─── INFORMATION SUPPLIED

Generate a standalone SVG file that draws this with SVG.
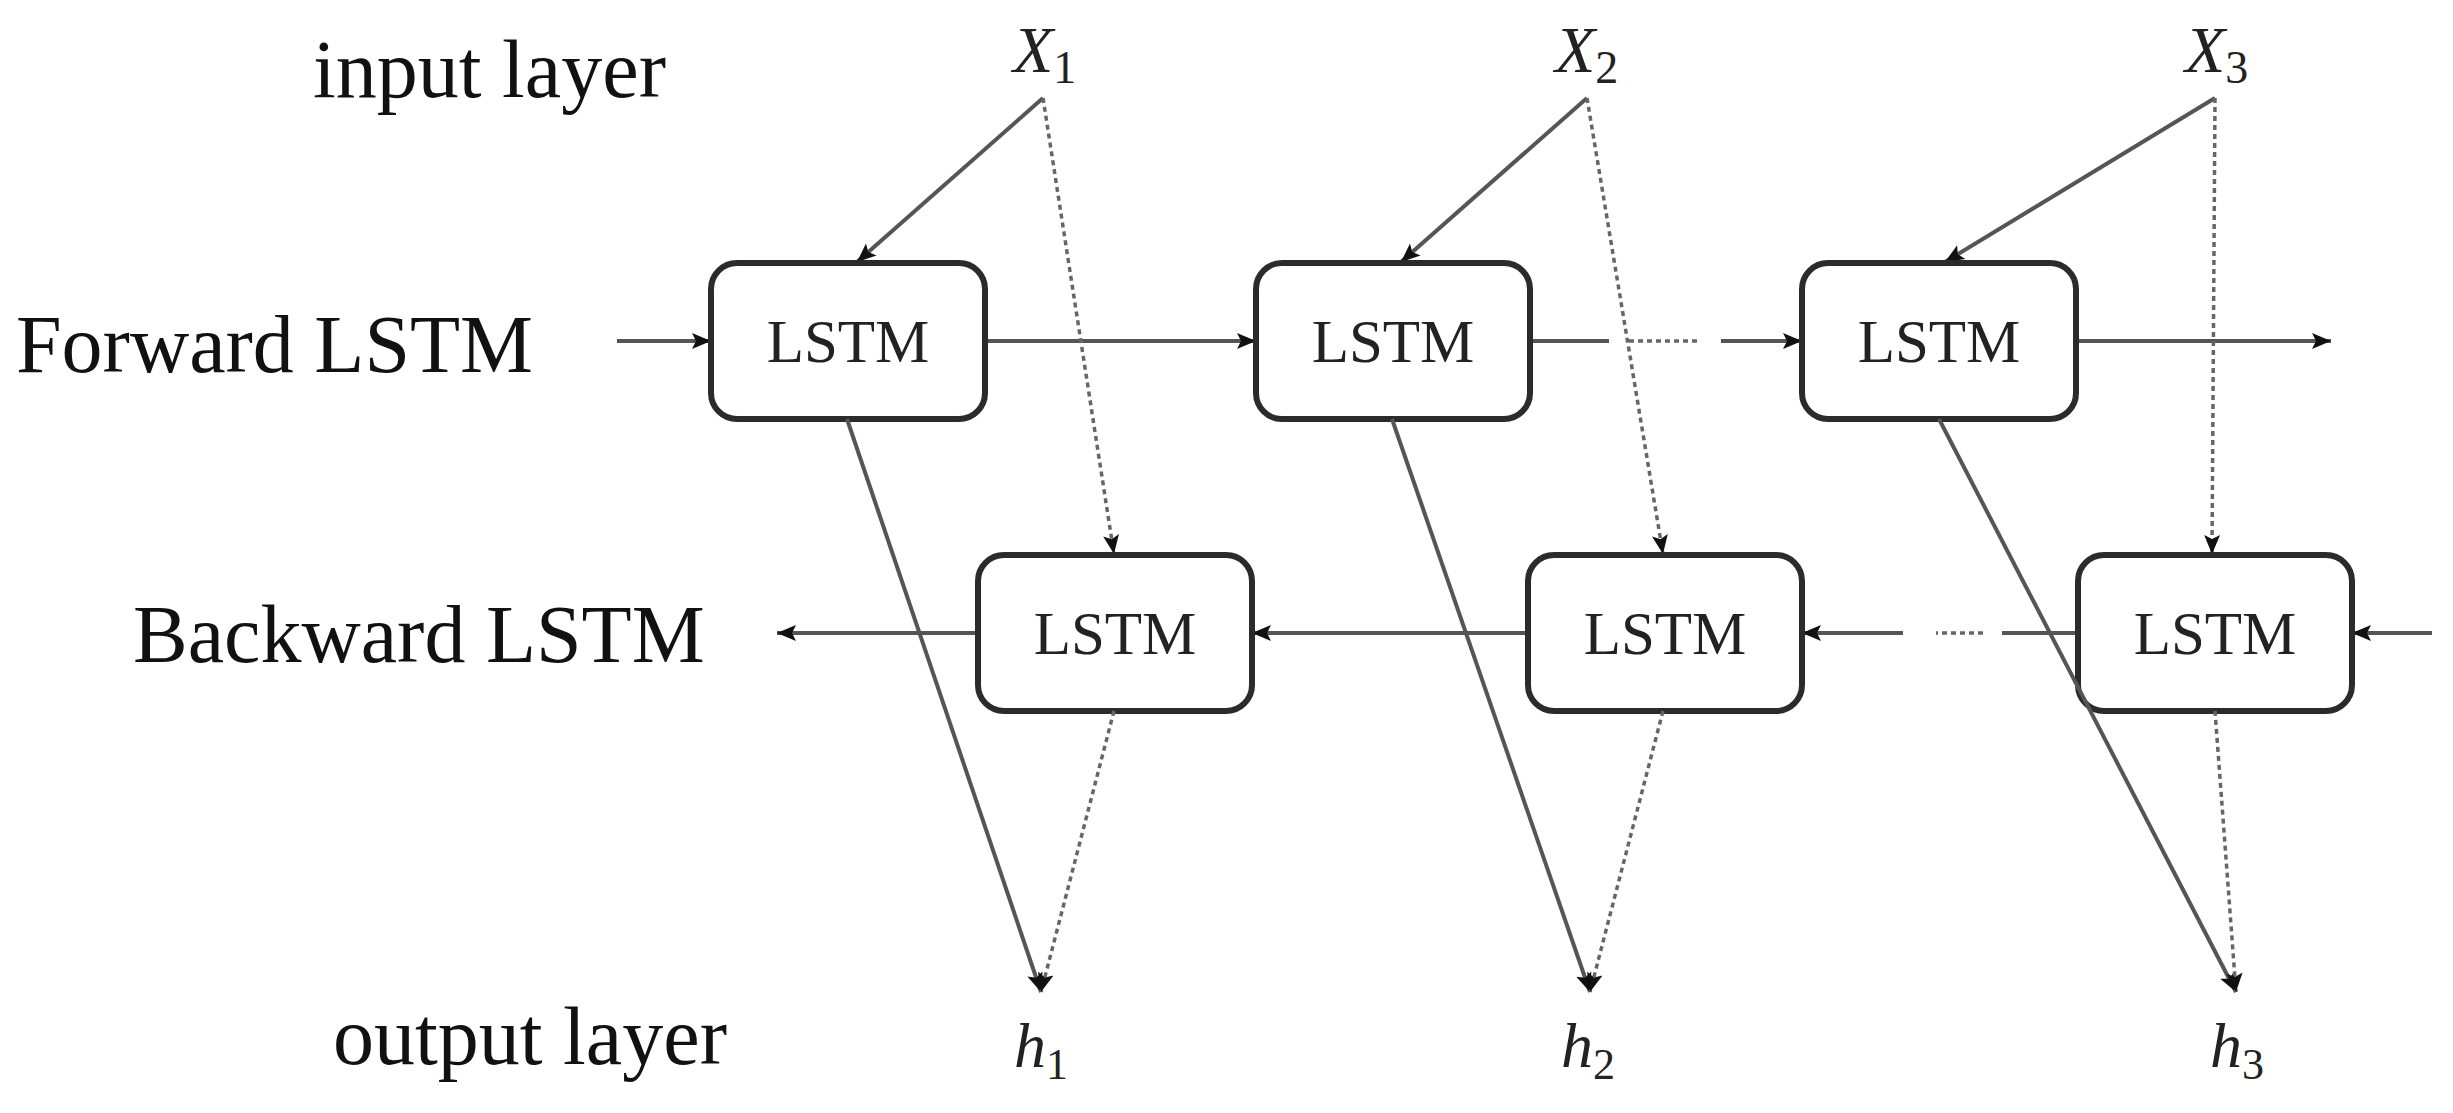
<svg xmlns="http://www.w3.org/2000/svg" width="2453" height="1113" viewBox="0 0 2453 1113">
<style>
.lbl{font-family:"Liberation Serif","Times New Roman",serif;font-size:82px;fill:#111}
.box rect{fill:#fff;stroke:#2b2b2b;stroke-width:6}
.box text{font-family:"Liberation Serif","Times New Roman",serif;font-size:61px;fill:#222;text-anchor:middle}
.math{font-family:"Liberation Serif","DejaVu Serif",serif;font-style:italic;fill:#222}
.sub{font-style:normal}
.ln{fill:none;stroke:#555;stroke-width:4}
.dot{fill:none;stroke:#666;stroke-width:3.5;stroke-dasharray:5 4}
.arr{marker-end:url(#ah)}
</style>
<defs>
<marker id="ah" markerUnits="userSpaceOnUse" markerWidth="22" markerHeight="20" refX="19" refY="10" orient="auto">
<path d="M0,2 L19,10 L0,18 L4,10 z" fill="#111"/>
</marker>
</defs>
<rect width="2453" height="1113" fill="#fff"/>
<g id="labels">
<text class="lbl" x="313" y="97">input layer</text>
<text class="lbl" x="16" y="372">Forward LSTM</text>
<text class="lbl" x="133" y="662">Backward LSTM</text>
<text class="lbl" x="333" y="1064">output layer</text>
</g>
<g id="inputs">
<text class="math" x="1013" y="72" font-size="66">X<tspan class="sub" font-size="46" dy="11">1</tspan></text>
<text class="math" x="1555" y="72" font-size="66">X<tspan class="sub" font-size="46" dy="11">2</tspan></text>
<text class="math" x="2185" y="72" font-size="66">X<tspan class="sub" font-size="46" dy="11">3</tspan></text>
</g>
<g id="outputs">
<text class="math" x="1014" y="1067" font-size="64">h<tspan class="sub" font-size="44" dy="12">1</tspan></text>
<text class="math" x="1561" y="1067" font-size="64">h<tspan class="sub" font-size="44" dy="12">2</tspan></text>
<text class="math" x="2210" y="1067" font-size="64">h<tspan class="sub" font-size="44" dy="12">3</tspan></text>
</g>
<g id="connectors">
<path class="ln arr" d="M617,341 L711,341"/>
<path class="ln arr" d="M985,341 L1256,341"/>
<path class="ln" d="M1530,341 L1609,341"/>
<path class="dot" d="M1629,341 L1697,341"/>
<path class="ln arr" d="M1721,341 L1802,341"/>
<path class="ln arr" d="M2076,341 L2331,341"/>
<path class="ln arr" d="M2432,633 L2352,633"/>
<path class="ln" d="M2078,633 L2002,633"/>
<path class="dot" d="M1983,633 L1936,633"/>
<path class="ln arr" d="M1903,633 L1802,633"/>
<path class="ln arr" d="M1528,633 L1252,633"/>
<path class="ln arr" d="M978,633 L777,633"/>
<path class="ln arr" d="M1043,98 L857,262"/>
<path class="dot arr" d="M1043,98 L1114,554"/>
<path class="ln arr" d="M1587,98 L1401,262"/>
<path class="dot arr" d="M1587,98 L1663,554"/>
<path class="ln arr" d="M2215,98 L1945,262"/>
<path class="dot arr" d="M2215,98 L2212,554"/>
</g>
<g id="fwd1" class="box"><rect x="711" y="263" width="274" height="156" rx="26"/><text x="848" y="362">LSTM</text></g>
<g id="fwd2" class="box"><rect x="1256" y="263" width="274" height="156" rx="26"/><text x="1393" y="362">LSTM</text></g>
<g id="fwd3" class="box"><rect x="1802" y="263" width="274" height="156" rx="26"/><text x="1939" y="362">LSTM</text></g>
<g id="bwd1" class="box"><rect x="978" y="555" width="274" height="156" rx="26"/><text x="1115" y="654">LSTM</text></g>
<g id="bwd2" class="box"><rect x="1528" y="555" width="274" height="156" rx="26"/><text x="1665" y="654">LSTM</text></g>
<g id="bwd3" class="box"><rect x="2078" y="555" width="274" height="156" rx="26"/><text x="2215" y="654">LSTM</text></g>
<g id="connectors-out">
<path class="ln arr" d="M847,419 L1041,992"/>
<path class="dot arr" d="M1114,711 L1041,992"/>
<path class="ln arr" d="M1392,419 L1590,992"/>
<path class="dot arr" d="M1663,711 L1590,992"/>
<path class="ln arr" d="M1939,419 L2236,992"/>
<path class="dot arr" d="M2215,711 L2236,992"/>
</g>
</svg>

──────

== TASK GOAL ==
Go through the data above and transcribe it in full, omitting any image.

== WRITTEN RESPONSE ==
Generate a standalone SVG file that draws this with SVG.
<svg xmlns="http://www.w3.org/2000/svg" width="2453" height="1113" viewBox="0 0 2453 1113">
<style>
.lbl{font-family:"Liberation Serif","Times New Roman",serif;font-size:82px;fill:#111}
.box rect{fill:#fff;stroke:#2b2b2b;stroke-width:6}
.box text{font-family:"Liberation Serif","Times New Roman",serif;font-size:61px;fill:#222;text-anchor:middle}
.math{font-family:"Liberation Serif","DejaVu Serif",serif;font-style:italic;fill:#222}
.sub{font-style:normal}
.ln{fill:none;stroke:#555;stroke-width:4}
.dot{fill:none;stroke:#666;stroke-width:3.5;stroke-dasharray:5 4}
.arr{marker-end:url(#ah)}
</style>
<defs>
<marker id="ah" markerUnits="userSpaceOnUse" markerWidth="22" markerHeight="20" refX="19" refY="10" orient="auto">
<path d="M0,2 L19,10 L0,18 L4,10 z" fill="#111"/>
</marker>
</defs>
<rect width="2453" height="1113" fill="#fff"/>
<g id="labels">
<text class="lbl" x="313" y="97">input layer</text>
<text class="lbl" x="16" y="372">Forward LSTM</text>
<text class="lbl" x="133" y="662">Backward LSTM</text>
<text class="lbl" x="333" y="1064">output layer</text>
</g>
<g id="inputs">
<text class="math" x="1013" y="72" font-size="66">X<tspan class="sub" font-size="46" dy="11">1</tspan></text>
<text class="math" x="1555" y="72" font-size="66">X<tspan class="sub" font-size="46" dy="11">2</tspan></text>
<text class="math" x="2185" y="72" font-size="66">X<tspan class="sub" font-size="46" dy="11">3</tspan></text>
</g>
<g id="outputs">
<text class="math" x="1014" y="1067" font-size="64">h<tspan class="sub" font-size="44" dy="12">1</tspan></text>
<text class="math" x="1561" y="1067" font-size="64">h<tspan class="sub" font-size="44" dy="12">2</tspan></text>
<text class="math" x="2210" y="1067" font-size="64">h<tspan class="sub" font-size="44" dy="12">3</tspan></text>
</g>
<g id="connectors">
<path class="ln arr" d="M617,341 L711,341"/>
<path class="ln arr" d="M985,341 L1256,341"/>
<path class="ln" d="M1530,341 L1609,341"/>
<path class="dot" d="M1629,341 L1697,341"/>
<path class="ln arr" d="M1721,341 L1802,341"/>
<path class="ln arr" d="M2076,341 L2331,341"/>
<path class="ln arr" d="M2432,633 L2352,633"/>
<path class="ln" d="M2078,633 L2002,633"/>
<path class="dot" d="M1983,633 L1936,633"/>
<path class="ln arr" d="M1903,633 L1802,633"/>
<path class="ln arr" d="M1528,633 L1252,633"/>
<path class="ln arr" d="M978,633 L777,633"/>
<path class="ln arr" d="M1043,98 L857,262"/>
<path class="dot arr" d="M1043,98 L1114,554"/>
<path class="ln arr" d="M1587,98 L1401,262"/>
<path class="dot arr" d="M1587,98 L1663,554"/>
<path class="ln arr" d="M2215,98 L1945,262"/>
<path class="dot arr" d="M2215,98 L2212,554"/>
</g>
<g id="fwd1" class="box"><rect x="711" y="263" width="274" height="156" rx="26"/><text x="848" y="362">LSTM</text></g>
<g id="fwd2" class="box"><rect x="1256" y="263" width="274" height="156" rx="26"/><text x="1393" y="362">LSTM</text></g>
<g id="fwd3" class="box"><rect x="1802" y="263" width="274" height="156" rx="26"/><text x="1939" y="362">LSTM</text></g>
<g id="bwd1" class="box"><rect x="978" y="555" width="274" height="156" rx="26"/><text x="1115" y="654">LSTM</text></g>
<g id="bwd2" class="box"><rect x="1528" y="555" width="274" height="156" rx="26"/><text x="1665" y="654">LSTM</text></g>
<g id="bwd3" class="box"><rect x="2078" y="555" width="274" height="156" rx="26"/><text x="2215" y="654">LSTM</text></g>
<g id="connectors-out">
<path class="ln arr" d="M847,419 L1041,992"/>
<path class="dot arr" d="M1114,711 L1041,992"/>
<path class="ln arr" d="M1392,419 L1590,992"/>
<path class="dot arr" d="M1663,711 L1590,992"/>
<path class="ln arr" d="M1939,419 L2236,992"/>
<path class="dot arr" d="M2215,711 L2236,992"/>
</g>
</svg>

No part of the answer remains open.